Collected data:
▼

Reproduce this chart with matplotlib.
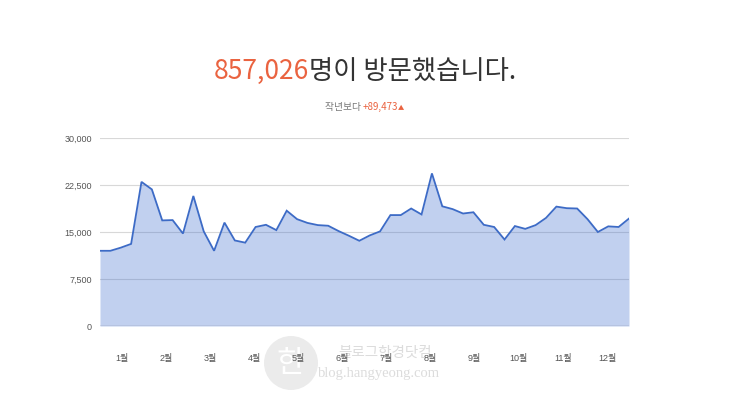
import matplotlib
matplotlib.use('Agg')
import matplotlib.pyplot as plt
from matplotlib.patches import Circle
from matplotlib.transforms import IdentityTransform
import numpy as np

# ---- data (weekly visitors) ----
visits = [12000, 12000, 12500, 13100, 23000, 21800, 16850, 16900, 14750, 20750,
          15100, 12000, 16500, 13650, 13300, 15800, 16150, 15300, 18400, 17050,
          16450, 16100, 16000, 15150, 14400, 13600, 14450, 15100, 17700, 17700,
          18750, 17800, 24350, 19100, 18650, 17950, 18150, 16150, 15800, 13800,
          15950, 15500, 16100, 17250, 19050, 18800, 18750, 17050, 15000, 15900,
          15800, 17150]
months = ['1월', '2월', '3월', '4월', '5월', '6월', '7월', '8월', '9월', '10월', '11월', '12월']
yticks = [0, 7500, 15000, 22500, 30000]
title_number = '857,026'
title_rest = '명이 방문했습니다.'
sub_prefix = '작년보다 '
sub_delta = '+89,473'
sub_arrow = '▲'
wm_kr = '블로그한경닷컴'
wm_en = 'blog.hangyeong.com'

W, H = 740, 416
FAM = ['Noto Sans CJK KR', 'DejaVu Sans']
TICKFAM = ['Liberation Sans', 'Noto Sans CJK KR']
ORANGE = '#ea6340'

fig = plt.figure(figsize=(W / 100, H / 100), dpi=100)
fig.patch.set_facecolor('white')
ax = fig.add_axes([100 / W, 90 / H, 529 / W, 188 / H])
ax.set_zorder(1)
ax.patch.set_alpha(0)

x = np.arange(len(visits))
for v in yticks[1:]:
    ax.axhline(v, color='#d8d8d8', lw=0.8, zorder=1)
ax.fill_between(x, visits, 0, color='#3366cc', alpha=0.3, lw=0, zorder=2)
ax.plot(x, visits, color='#3d6bc6', lw=1.3, zorder=3, solid_joinstyle='miter')
ax.axhline(0, color='#8a90a6', lw=1.0, zorder=4)

ax.set_xlim(0, len(visits) - 1)
ax.set_ylim(0, 30000)
ax.set_yticks(yticks)
ax.set_yticklabels([f'{v:,}' for v in yticks])
span = (len(visits) - 1) / 12
ax.set_xticks([(k + 0.5) * span for k in range(12)])
ax.set_xticklabels(months)
ax.tick_params(length=0, labelsize=6.5, colors='#555555')
ax.tick_params(axis='x', pad=20)
ax.tick_params(axis='y', pad=6)
for lab in ax.get_xticklabels() + ax.get_yticklabels():
    lab.set_family(TICKFAM)
for s in ax.spines.values():
    s.set_visible(False)

renderer = fig.canvas.get_renderer()


def centered_row(pieces, y_px, cx_px=364.5, weight='normal'):
    texts = []
    for s, c, fs in pieces:
        t = fig.text(0, 1 - y_px / H, s, color=c, fontsize=fs, va='baseline',
                     ha='left', family=FAM, weight=weight)
        texts.append(t)
    widths = [t.get_window_extent(renderer).width for t in texts]
    x0 = cx_px - sum(widths) / 2
    for t, w in zip(texts, widths):
        t.set_x(x0 / W)
        x0 += w


centered_row([(title_number, ORANGE, 19), (title_rest, '#333333', 19)], 79, weight='light')
centered_row([(sub_prefix, '#777777', 7), (sub_delta, ORANGE, 7), (sub_arrow, ORANGE, 4.5)], 110)

# ---- watermark (drawn beneath the chart layer) ----
circ = Circle((291, H - 363), 27, transform=IdentityTransform(), facecolor='#ebebeb',
              edgecolor='none', zorder=-2)
fig.patches.append(circ)
fig.text(291 / W, 1 - 363 / H, '한', color='white', fontsize=22, ha='center', va='center',
         family=FAM, zorder=-1)
fig.text(385 / W, 1 - 353 / H, wm_kr, color='#dcdcdc', fontsize=10.5, ha='center',
         va='center', family=FAM, zorder=-1)
fig.text(379 / W, 1 - 373 / H, wm_en, color='#dcdcdc', fontsize=10.5, ha='center',
         va='center', family=['Liberation Serif', 'DejaVu Serif'], zorder=-1)

fig.savefig('out.png', dpi=100, facecolor='white')
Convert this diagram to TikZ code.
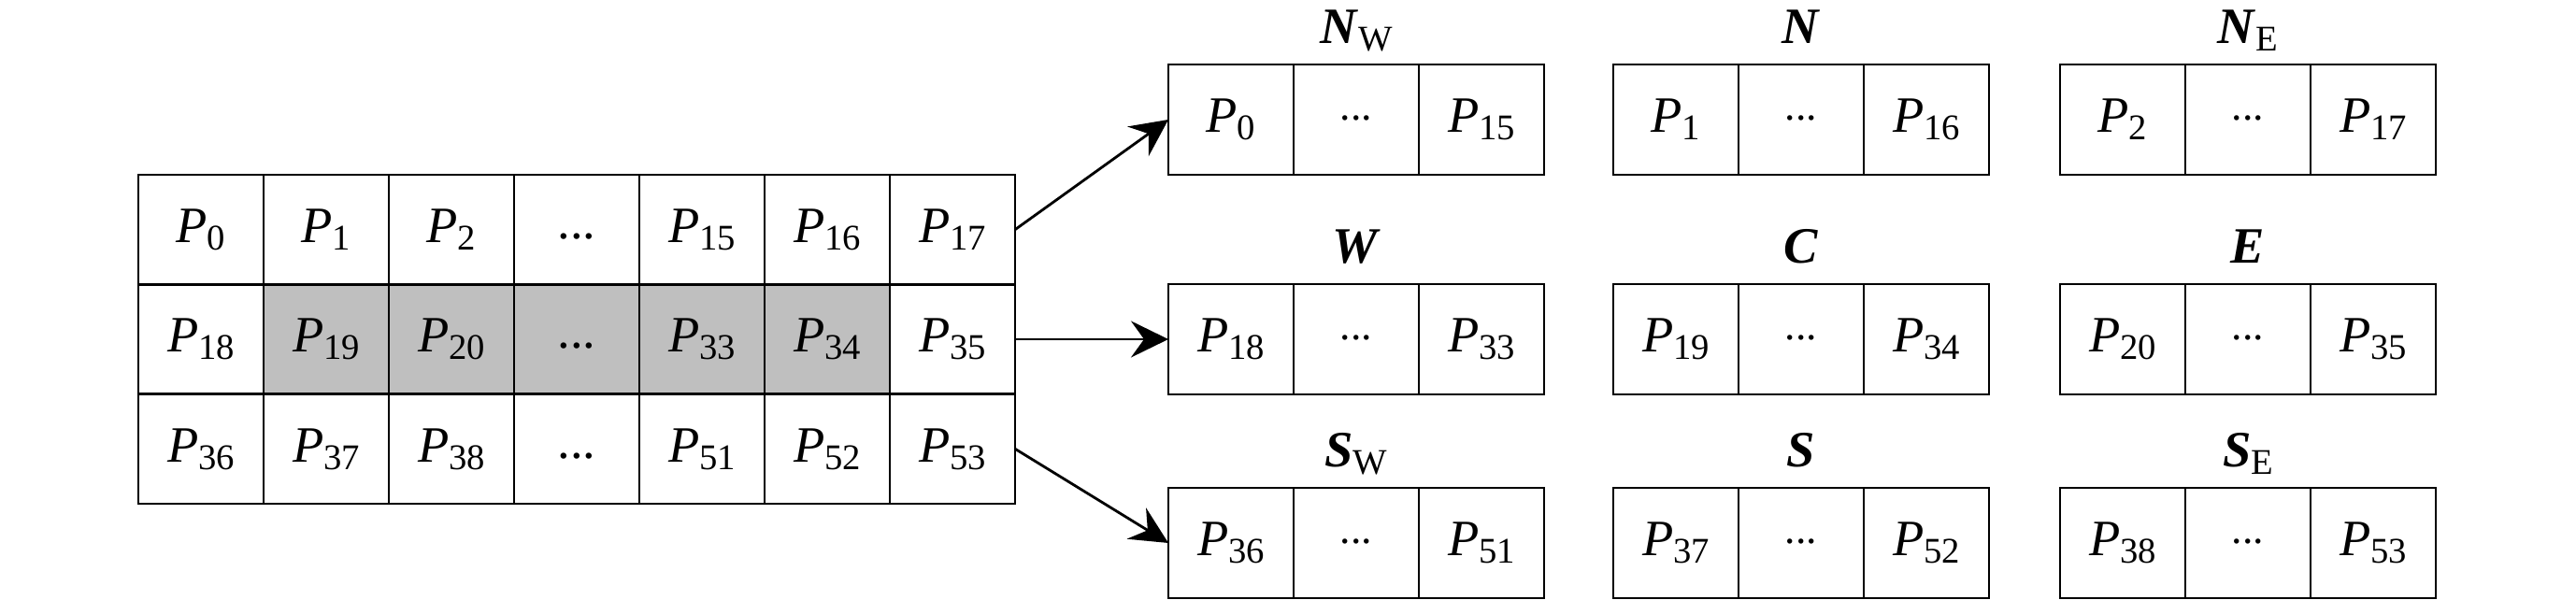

▲

What is asked: Output the material word for word, omitting its pictures.

Output of the exercise:
Reproduce this chart with matplotlib.
import matplotlib
matplotlib.use('Agg')
import matplotlib.pyplot as plt
from matplotlib.patches import Circle
from matplotlib.transforms import IdentityTransform
import numpy as np

# ---- data (weekly visitors) ----
visits = [12000, 12000, 12500, 13100, 23000, 21800, 16850, 16900, 14750, 20750,
          15100, 12000, 16500, 13650, 13300, 15800, 16150, 15300, 18400, 17050,
          16450, 16100, 16000, 15150, 14400, 13600, 14450, 15100, 17700, 17700,
          18750, 17800, 24350, 19100, 18650, 17950, 18150, 16150, 15800, 13800,
          15950, 15500, 16100, 17250, 19050, 18800, 18750, 17050, 15000, 15900,
          15800, 17150]
months = ['1월', '2월', '3월', '4월', '5월', '6월', '7월', '8월', '9월', '10월', '11월', '12월']
yticks = [0, 7500, 15000, 22500, 30000]
title_number = '857,026'
title_rest = '명이 방문했습니다.'
sub_prefix = '작년보다 '
sub_delta = '+89,473'
sub_arrow = '▲'
wm_kr = '블로그한경닷컴'
wm_en = 'blog.hangyeong.com'

W, H = 740, 416
FAM = ['Noto Sans CJK KR', 'DejaVu Sans']
TICKFAM = ['Liberation Sans', 'Noto Sans CJK KR']
ORANGE = '#ea6340'

fig = plt.figure(figsize=(W / 100, H / 100), dpi=100)
fig.patch.set_facecolor('white')
ax = fig.add_axes([100 / W, 90 / H, 529 / W, 188 / H])
ax.set_zorder(1)
ax.patch.set_alpha(0)

x = np.arange(len(visits))
for v in yticks[1:]:
    ax.axhline(v, color='#d8d8d8', lw=0.8, zorder=1)
ax.fill_between(x, visits, 0, color='#3366cc', alpha=0.3, lw=0, zorder=2)
ax.plot(x, visits, color='#3d6bc6', lw=1.3, zorder=3, solid_joinstyle='miter')
ax.axhline(0, color='#8a90a6', lw=1.0, zorder=4)

ax.set_xlim(0, len(visits) - 1)
ax.set_ylim(0, 30000)
ax.set_yticks(yticks)
ax.set_yticklabels([f'{v:,}' for v in yticks])
span = (len(visits) - 1) / 12
ax.set_xticks([(k + 0.5) * span for k in range(12)])
ax.set_xticklabels(months)
ax.tick_params(length=0, labelsize=6.5, colors='#555555')
ax.tick_params(axis='x', pad=20)
ax.tick_params(axis='y', pad=6)
for lab in ax.get_xticklabels() + ax.get_yticklabels():
    lab.set_family(TICKFAM)
for s in ax.spines.values():
    s.set_visible(False)

renderer = fig.canvas.get_renderer()


def centered_row(pieces, y_px, cx_px=364.5, weight='normal'):
    texts = []
    for s, c, fs in pieces:
        t = fig.text(0, 1 - y_px / H, s, color=c, fontsize=fs, va='baseline',
                     ha='left', family=FAM, weight=weight)
        texts.append(t)
    widths = [t.get_window_extent(renderer).width for t in texts]
    x0 = cx_px - sum(widths) / 2
    for t, w in zip(texts, widths):
        t.set_x(x0 / W)
        x0 += w


centered_row([(title_number, ORANGE, 19), (title_rest, '#333333', 19)], 79, weight='light')
centered_row([(sub_prefix, '#777777', 7), (sub_delta, ORANGE, 7), (sub_arrow, ORANGE, 4.5)], 110)

# ---- watermark (drawn beneath the chart layer) ----
circ = Circle((291, H - 363), 27, transform=IdentityTransform(), facecolor='#ebebeb',
              edgecolor='none', zorder=-2)
fig.patches.append(circ)
fig.text(291 / W, 1 - 363 / H, '한', color='white', fontsize=22, ha='center', va='center',
         family=FAM, zorder=-1)
fig.text(385 / W, 1 - 353 / H, wm_kr, color='#dcdcdc', fontsize=10.5, ha='center',
         va='center', family=FAM, zorder=-1)
fig.text(379 / W, 1 - 373 / H, wm_en, color='#dcdcdc', fontsize=10.5, ha='center',
         va='center', family=['Liberation Serif', 'DejaVu Serif'], zorder=-1)

fig.savefig('out.png', dpi=100, facecolor='white')
Convert this diagram to TikZ code.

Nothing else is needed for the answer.